5. Most Co-Counsellors have a limited and fragmented awareness of Co-Counselling

New people come into Co-Counselling continuously. During Fundamentals, understandably they explore the basic skills for sessions and gain some insight into the Co-Counselling culture. There is little time to highlight the vast richness and historical variety of Co-Counselling or to acquire insights into how the peership organisation has been developing. There is almost no literature about the CCiS, its history and its organisation. So it is not amazing that most (new) Scottish Co-Counsellors don’t know why we decided in 1992 on "Scottish" instead of "Small & Local", on the objective of "the highest possible Quality", and on "Network instead of Community".

Some of the challenges

  • Clarifying to Co-Counsellors how many opportunities Co-Counselling has to offer.
  • Making the previous experiences and insights available, so that people can make their own informed choices and decisions, and that re-inventing the organising wheel again and again is minimised as much as possible.

6. Physical restrictions of peership

Experience shows that only groups of 6 (8 under the most optimum conditions) are able to run themselves purely as a peer group i.e. without any appointed facilitator.
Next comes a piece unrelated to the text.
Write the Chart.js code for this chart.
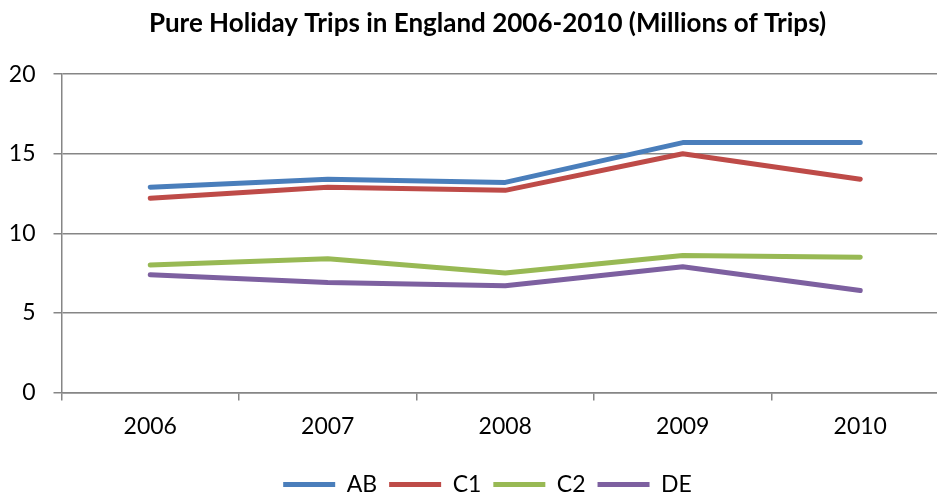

The condition for success is that each group member is equally distress free, knowledgeable and able to manage a group process. The reason for this is that the bigger the group, the more information needs to be processed and negotiated by each member.

Thus in Co-Counselling even small peer groups often work with an appointed facilitator and because of the peership principle rotate the facilitation.

Although peership logically dispenses with the cult of the personal leader, it can’t dispense certain activities and functions of leadership, for example focusing meetings, creating directions, co-ordinating activities and encouraging the available volunteering manpower. These are all vital and necessary processes in any organisation.

The bigger and more heterogeneous the groups are, the more complicated these processes become. That means that somebody who is able to facilitate a support-group evening may not necessarily be able to facilitate workshops, or to see a business meeting through from start to finish, including the preparation, the meeting itself and its aftermath.

Challenges

  • As the quality of the facilitation is crucial for the results, how can Co-Counsellors be encouraged to become good facilitators?
  • How can facilitation in the network be organised in such a way that everybody can feel in control of the decision making process?